2011

Violent People – Human Violence

Violence is multi-faceted, complex, at once disturbing and fascinating. It is historical, present, and future-threatening. Violence was the theme for the 2011 Weimar History Festival, in all its manifestations – including counter-violence and non-violence, as well as a deliberate shifting away from traditional and ever new violent relationships.
In 2011, at a juncture when the question of violence was thrust into the spotlight on the southern shores of the Mediterranean, this topic seemed more topical than ever; it once again was posed as the »midwife of history.« Individuals as well as societies constantly dream of peace –– yet violence remains a constant in our lives and a seemingly unavoidable part of our private and political circumstances. To what extent must peacefulness become a cultural inevitability in order to continue to endure the prevailing violent relationships or even to reduce them? Does our society have this chance for the present and the future?

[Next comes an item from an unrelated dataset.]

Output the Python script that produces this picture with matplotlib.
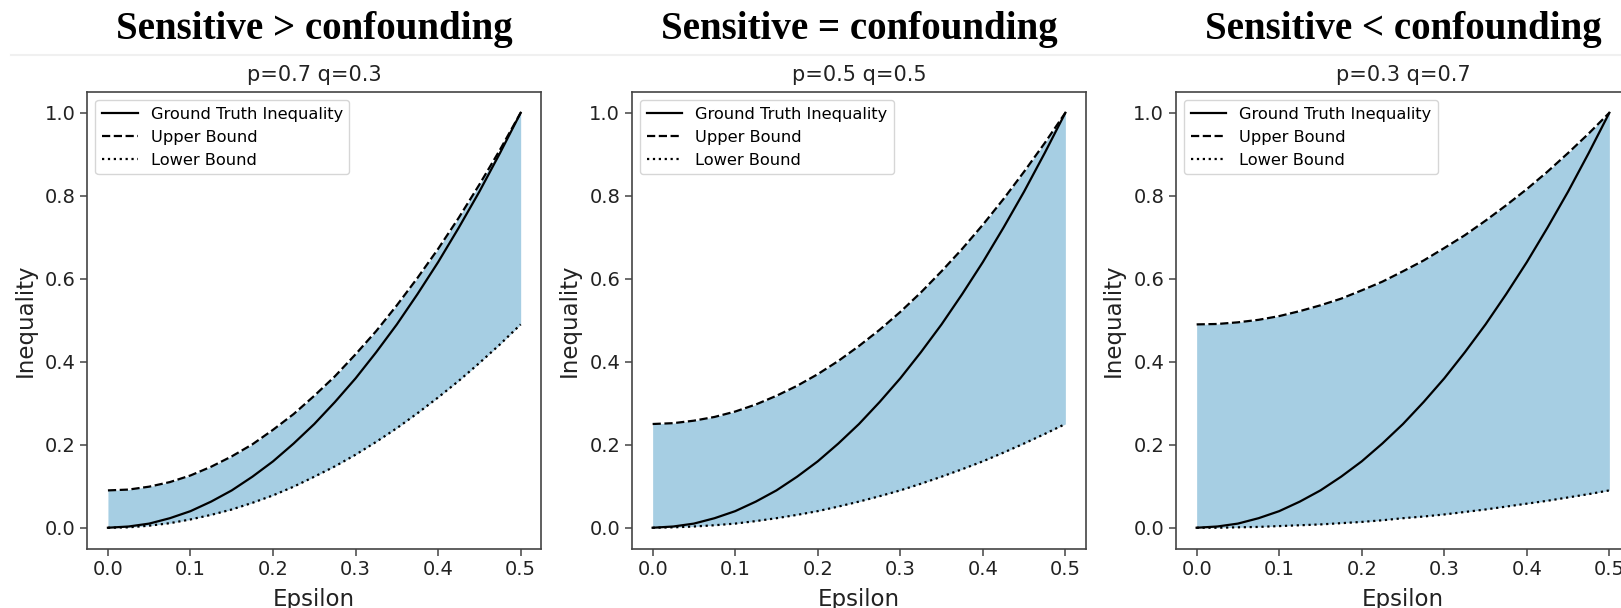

Not only did Weimar’s International History Festival seek to address violence’s cruel aspect throughout history, but also to probe its anthropological origins and its liberating potential. Over the course of some twenty panel discussions and lectures, participants explored those tensions between freedom and violence, beauty and violence, legitimate and illegitimate violence – thus exposing the relationship between media and violence, language, literature and violence, violence and reconciliation. Spanning the Middle Ages to the year 2011, it was not geographically limited. The focus, however, was primarily on Europe – notably the nations in the Weimar Triangle, as well as on the city of Weimar and Thuringia.